Copy whichever lines contain the string "this".

┌────────

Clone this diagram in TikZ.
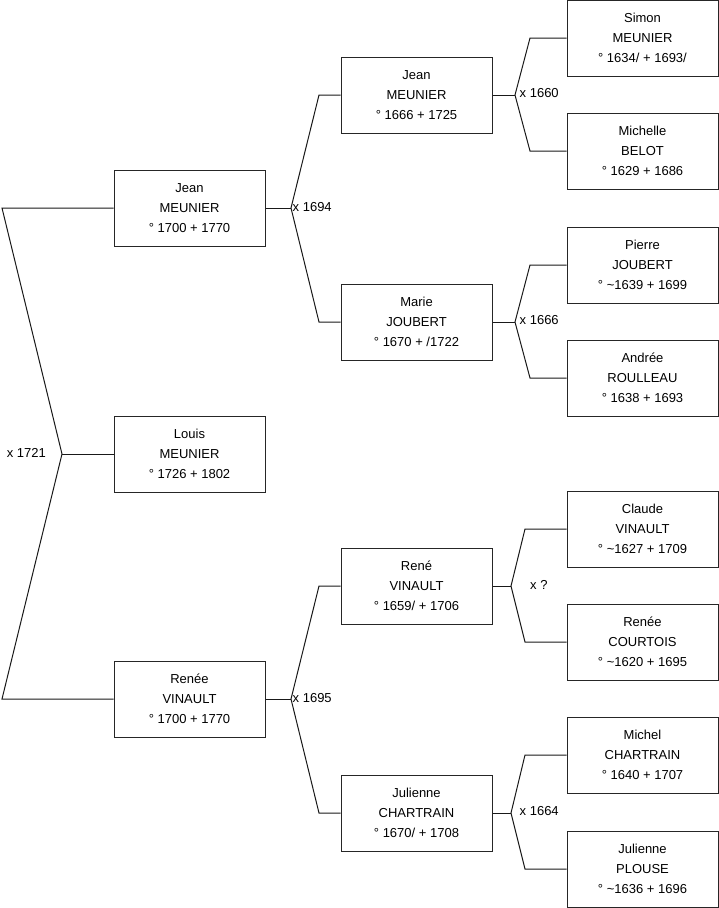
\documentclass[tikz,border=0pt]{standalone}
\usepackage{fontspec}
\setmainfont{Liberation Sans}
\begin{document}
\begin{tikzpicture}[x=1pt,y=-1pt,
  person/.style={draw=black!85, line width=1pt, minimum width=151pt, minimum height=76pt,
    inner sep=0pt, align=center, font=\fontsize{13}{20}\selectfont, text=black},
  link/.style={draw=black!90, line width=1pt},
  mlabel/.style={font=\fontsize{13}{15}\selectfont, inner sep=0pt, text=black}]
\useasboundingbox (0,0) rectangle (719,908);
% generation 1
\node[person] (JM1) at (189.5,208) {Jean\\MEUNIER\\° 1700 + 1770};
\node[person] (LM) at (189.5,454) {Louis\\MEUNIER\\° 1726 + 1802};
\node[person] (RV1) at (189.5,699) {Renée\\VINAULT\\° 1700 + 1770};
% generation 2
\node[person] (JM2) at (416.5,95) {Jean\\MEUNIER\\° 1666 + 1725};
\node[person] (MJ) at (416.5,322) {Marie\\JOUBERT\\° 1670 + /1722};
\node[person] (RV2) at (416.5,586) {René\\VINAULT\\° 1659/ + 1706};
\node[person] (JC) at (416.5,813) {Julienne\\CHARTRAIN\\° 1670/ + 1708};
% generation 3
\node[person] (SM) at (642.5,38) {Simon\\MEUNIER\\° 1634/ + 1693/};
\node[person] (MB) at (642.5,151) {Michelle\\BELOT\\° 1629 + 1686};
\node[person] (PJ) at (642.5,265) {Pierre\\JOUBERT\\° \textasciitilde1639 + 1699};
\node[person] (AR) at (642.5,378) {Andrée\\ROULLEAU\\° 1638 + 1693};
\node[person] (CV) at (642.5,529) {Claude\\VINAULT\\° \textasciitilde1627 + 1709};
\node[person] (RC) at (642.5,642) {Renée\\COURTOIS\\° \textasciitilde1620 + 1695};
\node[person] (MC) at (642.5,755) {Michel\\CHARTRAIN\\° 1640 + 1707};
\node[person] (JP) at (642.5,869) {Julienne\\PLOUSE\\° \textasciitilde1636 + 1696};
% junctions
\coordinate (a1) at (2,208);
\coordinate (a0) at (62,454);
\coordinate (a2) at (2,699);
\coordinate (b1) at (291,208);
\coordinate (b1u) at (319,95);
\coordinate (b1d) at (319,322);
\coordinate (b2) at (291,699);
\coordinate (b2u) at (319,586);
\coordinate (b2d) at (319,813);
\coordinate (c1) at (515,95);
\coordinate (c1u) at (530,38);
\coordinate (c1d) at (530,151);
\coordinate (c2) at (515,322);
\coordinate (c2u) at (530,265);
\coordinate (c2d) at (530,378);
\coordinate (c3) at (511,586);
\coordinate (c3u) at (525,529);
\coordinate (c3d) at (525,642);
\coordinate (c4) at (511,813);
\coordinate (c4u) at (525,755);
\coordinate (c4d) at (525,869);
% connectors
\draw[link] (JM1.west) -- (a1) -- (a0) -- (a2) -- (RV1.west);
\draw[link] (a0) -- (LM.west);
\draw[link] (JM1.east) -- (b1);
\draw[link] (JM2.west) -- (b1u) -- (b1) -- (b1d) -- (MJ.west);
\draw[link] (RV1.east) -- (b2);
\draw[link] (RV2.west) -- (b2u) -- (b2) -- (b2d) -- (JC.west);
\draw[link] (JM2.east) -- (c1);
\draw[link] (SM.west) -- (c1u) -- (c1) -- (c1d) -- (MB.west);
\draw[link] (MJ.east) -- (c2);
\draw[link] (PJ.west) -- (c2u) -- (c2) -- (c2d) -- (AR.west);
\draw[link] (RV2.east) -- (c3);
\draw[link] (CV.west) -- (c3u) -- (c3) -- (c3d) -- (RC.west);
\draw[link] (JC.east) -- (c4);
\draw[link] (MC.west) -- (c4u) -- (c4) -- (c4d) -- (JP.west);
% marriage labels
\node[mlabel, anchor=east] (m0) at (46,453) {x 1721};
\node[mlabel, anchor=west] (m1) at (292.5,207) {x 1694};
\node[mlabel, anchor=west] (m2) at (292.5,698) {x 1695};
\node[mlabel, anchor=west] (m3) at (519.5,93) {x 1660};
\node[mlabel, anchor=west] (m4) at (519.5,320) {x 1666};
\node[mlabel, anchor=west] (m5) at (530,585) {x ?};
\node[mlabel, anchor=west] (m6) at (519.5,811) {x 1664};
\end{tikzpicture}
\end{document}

└────────
┌────────

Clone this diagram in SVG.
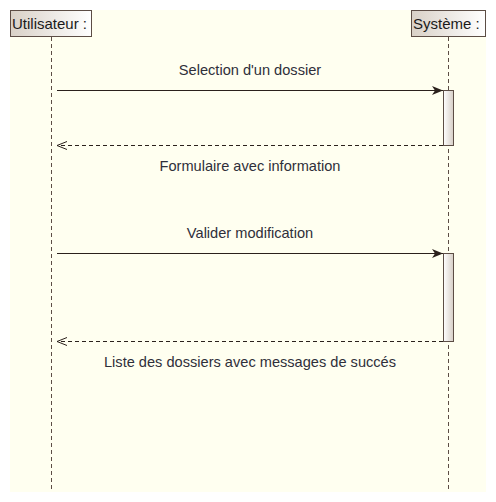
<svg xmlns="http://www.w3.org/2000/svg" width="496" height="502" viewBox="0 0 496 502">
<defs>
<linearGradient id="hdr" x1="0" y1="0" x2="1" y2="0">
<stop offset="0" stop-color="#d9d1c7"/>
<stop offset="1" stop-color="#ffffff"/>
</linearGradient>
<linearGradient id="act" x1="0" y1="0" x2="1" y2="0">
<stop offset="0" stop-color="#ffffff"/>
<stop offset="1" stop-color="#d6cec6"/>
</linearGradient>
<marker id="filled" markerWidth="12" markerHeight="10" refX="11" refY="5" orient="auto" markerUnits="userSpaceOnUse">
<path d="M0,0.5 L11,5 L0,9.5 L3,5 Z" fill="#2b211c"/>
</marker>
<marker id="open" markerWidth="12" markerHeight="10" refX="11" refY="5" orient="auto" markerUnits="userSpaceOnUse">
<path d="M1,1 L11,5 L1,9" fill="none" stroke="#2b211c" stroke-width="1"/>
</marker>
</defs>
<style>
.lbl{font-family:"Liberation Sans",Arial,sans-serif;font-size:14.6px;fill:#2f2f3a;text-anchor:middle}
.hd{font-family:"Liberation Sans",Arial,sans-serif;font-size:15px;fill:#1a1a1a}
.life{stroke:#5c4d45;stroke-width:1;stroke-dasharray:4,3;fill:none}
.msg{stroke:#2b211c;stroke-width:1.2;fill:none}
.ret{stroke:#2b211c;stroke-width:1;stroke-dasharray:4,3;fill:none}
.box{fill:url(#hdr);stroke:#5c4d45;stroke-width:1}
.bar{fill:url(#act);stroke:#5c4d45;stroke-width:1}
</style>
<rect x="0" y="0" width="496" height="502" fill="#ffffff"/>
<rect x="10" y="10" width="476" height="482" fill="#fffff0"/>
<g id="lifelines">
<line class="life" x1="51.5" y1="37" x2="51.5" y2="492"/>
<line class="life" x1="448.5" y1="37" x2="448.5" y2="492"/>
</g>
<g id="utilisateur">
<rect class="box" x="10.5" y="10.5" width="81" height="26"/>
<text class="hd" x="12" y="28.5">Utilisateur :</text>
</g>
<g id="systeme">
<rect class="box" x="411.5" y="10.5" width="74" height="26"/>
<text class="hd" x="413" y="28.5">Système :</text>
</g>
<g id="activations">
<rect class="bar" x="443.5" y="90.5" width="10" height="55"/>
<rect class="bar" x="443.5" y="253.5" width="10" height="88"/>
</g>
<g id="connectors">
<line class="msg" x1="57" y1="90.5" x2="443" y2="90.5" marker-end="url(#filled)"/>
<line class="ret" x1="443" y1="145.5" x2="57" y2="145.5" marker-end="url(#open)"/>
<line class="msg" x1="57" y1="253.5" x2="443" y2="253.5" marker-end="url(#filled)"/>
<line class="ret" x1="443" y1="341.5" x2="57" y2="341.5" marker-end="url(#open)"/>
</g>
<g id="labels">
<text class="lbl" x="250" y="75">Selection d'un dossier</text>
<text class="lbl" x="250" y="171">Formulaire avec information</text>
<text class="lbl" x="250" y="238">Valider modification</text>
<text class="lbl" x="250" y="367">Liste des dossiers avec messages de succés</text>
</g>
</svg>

└────────
┌────────

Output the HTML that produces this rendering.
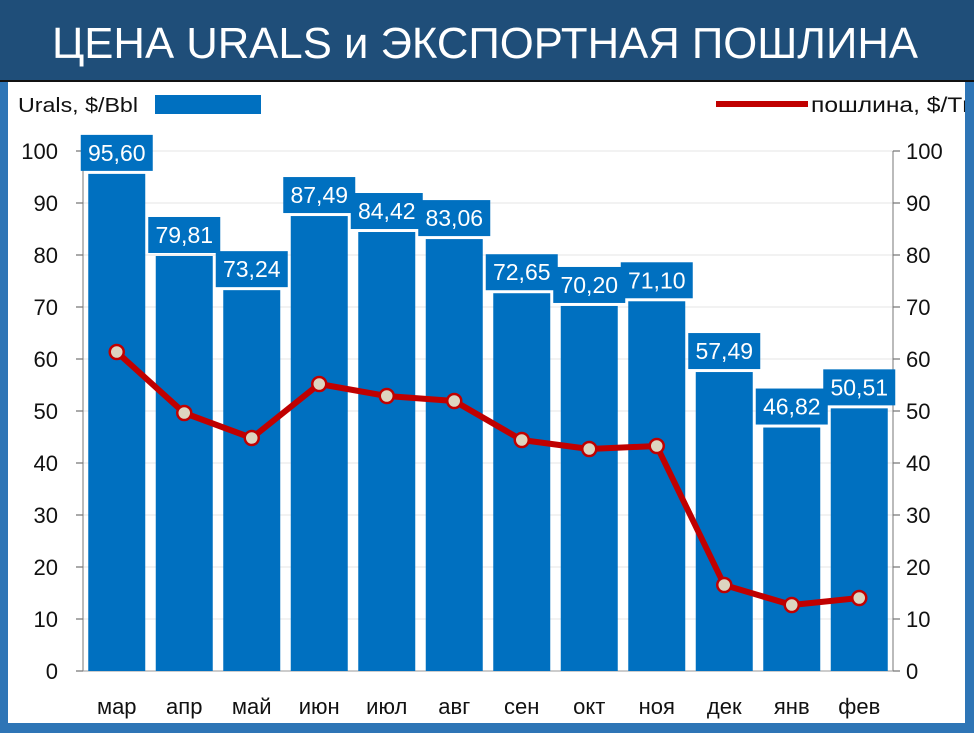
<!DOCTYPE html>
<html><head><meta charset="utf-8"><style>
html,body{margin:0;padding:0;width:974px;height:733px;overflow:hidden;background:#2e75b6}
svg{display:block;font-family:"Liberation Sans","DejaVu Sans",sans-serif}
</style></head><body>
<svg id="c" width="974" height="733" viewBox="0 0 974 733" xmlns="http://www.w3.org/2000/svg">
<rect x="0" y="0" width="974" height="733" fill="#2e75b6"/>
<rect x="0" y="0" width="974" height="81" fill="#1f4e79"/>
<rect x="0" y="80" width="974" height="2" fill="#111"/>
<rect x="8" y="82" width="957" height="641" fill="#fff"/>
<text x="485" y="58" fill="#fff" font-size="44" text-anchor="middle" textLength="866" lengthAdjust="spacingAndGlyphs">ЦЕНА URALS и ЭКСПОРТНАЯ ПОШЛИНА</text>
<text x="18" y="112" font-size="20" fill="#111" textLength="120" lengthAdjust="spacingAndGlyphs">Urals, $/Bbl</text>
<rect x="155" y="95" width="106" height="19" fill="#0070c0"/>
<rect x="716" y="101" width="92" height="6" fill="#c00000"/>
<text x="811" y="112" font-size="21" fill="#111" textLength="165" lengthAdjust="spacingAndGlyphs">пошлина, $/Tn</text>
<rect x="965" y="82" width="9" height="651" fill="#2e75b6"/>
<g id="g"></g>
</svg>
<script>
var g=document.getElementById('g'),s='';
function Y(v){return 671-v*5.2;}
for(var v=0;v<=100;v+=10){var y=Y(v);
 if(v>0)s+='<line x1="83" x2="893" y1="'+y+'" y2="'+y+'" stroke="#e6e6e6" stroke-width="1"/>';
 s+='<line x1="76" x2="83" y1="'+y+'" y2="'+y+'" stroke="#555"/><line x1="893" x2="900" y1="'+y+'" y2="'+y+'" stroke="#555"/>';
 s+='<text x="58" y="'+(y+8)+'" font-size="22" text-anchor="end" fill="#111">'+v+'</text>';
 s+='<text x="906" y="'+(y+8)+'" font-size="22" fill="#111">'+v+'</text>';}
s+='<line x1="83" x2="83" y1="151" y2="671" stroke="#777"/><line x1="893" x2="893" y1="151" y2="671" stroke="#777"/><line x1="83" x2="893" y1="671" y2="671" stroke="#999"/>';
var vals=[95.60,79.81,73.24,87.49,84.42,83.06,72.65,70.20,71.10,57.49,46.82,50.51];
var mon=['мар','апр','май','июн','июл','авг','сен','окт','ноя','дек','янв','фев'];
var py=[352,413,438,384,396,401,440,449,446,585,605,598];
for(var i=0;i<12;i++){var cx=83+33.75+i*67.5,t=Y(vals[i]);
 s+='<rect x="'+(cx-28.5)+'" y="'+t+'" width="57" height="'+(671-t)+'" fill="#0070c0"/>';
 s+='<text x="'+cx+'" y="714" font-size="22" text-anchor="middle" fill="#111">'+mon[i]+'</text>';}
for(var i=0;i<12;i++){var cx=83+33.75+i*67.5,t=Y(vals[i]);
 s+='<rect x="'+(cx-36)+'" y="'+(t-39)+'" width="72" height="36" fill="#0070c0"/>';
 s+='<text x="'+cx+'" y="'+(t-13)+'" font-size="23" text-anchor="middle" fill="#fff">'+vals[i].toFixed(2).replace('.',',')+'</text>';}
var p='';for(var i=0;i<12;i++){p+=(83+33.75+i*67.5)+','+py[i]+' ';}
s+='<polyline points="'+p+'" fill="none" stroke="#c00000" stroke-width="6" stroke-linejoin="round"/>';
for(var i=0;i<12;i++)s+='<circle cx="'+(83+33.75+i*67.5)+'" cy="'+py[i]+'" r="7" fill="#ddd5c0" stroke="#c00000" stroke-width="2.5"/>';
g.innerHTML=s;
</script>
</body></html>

└────────

■ **EXERCISE ANSWER**:
Clone this diagram in TikZ.
Clone this diagram in SVG.
Output the HTML that produces this rendering.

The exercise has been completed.